17 Mar
Posted by Ganesh H S , Bangalore, India as zend framework
In this article i will be discussing about creating index using zend lucene search .
Conventionally most of the site search are powered by database driven.
Lets consider my blog site, if anyone comes to my site and wants to search for any keyword, if i have to give search results i may have to look into articles table, comments table, executing SQL queries against 2 tables is acceptable, but if we go to any e-commerce application, we may have to search against lot of categories and products, since database queries are costlier, it consumes more resources. One more important point is we cannot get more relevant results first, in general we cannot rank the search results.

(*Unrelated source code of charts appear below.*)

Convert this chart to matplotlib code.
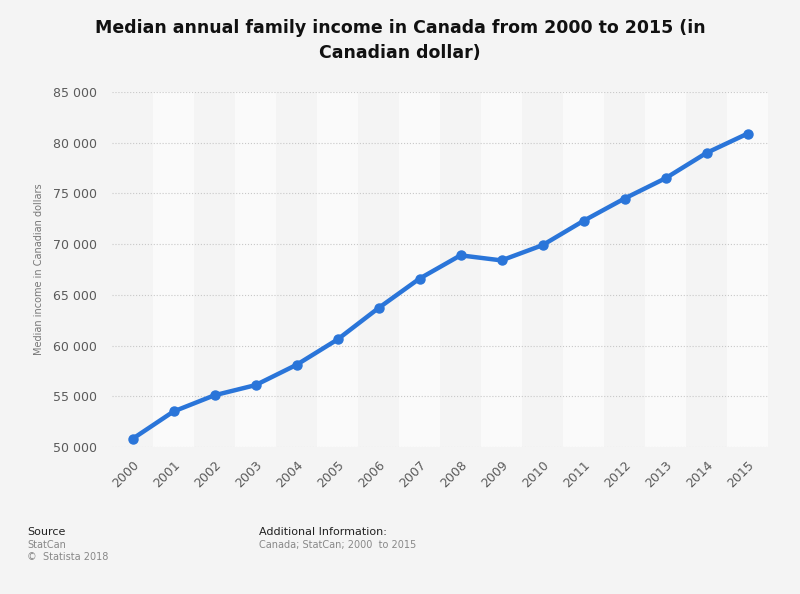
import matplotlib
matplotlib.use('Agg')
import matplotlib.pyplot as plt
import matplotlib.ticker

years = ['2000', '2001', '2002', '2003', '2004', '2005', '2006', '2007',
         '2008', '2009', '2010', '2011', '2012', '2013', '2014', '2015']
income = [50800, 53500, 55100, 56100, 58100, 60600, 63700, 66600,
          68900, 68400, 69900, 72300, 74500, 76500, 79000, 80900]
y_ticks = [50000, 55000, 60000, 65000, 70000, 75000, 80000, 85000]

bg = '#f4f4f4'
fig = plt.figure(figsize=(8, 5.94), dpi=100, facecolor=bg)
ax = fig.add_axes([0.14, 0.2475, 0.82, 0.5975], facecolor=bg)

x = list(range(len(years)))
# alternating column bands
for i in x:
    if i % 2 == 1:
        ax.axvspan(i - 0.5, i + 0.5, color='#fafafa', zorder=0, lw=0)

ax.plot(x, income, color='#2a75d9', lw=3.2, marker='o', ms=6.5, zorder=3)

ax.set_xlim(-0.5, len(years) - 0.5)
ax.set_ylim(50000, 85000)
ax.set_yticks(y_ticks)
ax.yaxis.set_major_formatter(matplotlib.ticker.FuncFormatter(
    lambda v, p: f'{int(v):,}'.replace(',', ' ')))
ax.set_xticks(x)
ax.set_xticklabels(years, rotation=45, ha='right', rotation_mode='anchor')
ax.tick_params(axis='both', length=0, labelsize=9, colors='#5a5a5a')
ax.tick_params(axis='x', pad=8)
ax.tick_params(axis='y', pad=11)
ax.grid(axis='y', color='#c8c8c8', ls=':', lw=0.8, zorder=1)
for s in ax.spines.values():
    s.set_visible(False)
ax.set_ylabel('Median income in Canadian dollars', fontsize=7, color='#777777',
              labelpad=6)

fig.text(0.5, 0.953, 'Median annual family income in Canada from 2000 to 2015 (in',
         ha='center', va='center', fontsize=12.5, fontweight='bold', color='#111111')
fig.text(0.5, 0.911, 'Canadian dollar)',
         ha='center', va='center', fontsize=12.5, fontweight='bold', color='#111111')

fig.text(0.034, 0.104, 'Source', fontsize=8, color='#222222', va='center')
fig.text(0.034, 0.082, 'StatCan', fontsize=7, color='#888888', va='center')
fig.text(0.034, 0.062, '\u00a9  Statista 2018', fontsize=7, color='#888888', va='center')
fig.text(0.324, 0.104, 'Additional Information:', fontsize=8, color='#222222', va='center')
fig.text(0.324, 0.082, 'Canada; StatCan; 2000  to 2015', fontsize=7, color='#888888',
         va='center')

plt.savefig('out.png', dpi=100, facecolor=bg)
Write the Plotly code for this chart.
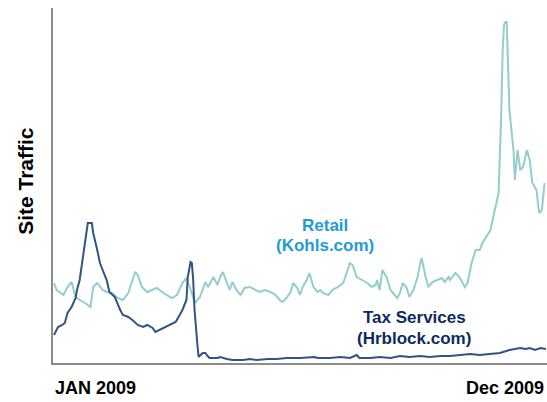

Apache Lucene is a high-performance, full-featured text search engine library written entirely in Java. This is being used in most of web2.0 websites. Zend_Search_Lucene was derived from the Apache Lucene project.
<?php//Index the blog articles
require_once 'Zend/Search/Lucene.php';
$articlesData = array (0 => array( "url" => "http://ganeshhs.com/url-1",
"title" => "Google suggest : pick right search keyword",
"contents" => "Picking the right keywords for the websites is the success of search engine marketing. When i started search engine optimization, i used to use overture keyword selector tool and check the search counts what other users have searched. "
"category" => "Google",
"postedDateTime" => "2007-12-26 12:20:00",
"articleId" => 1),
1 => array( "url" => "http://ganeshhs.com/url-2",
"title" => "zend framework tutorial | part 9 Zend Auth",
"contents" => "Zend Auth is easy to set up and provides a system that secures our site with an easy to use authentication mechanism. Zend Auth(Zend_Auth) provides an API for authentication. "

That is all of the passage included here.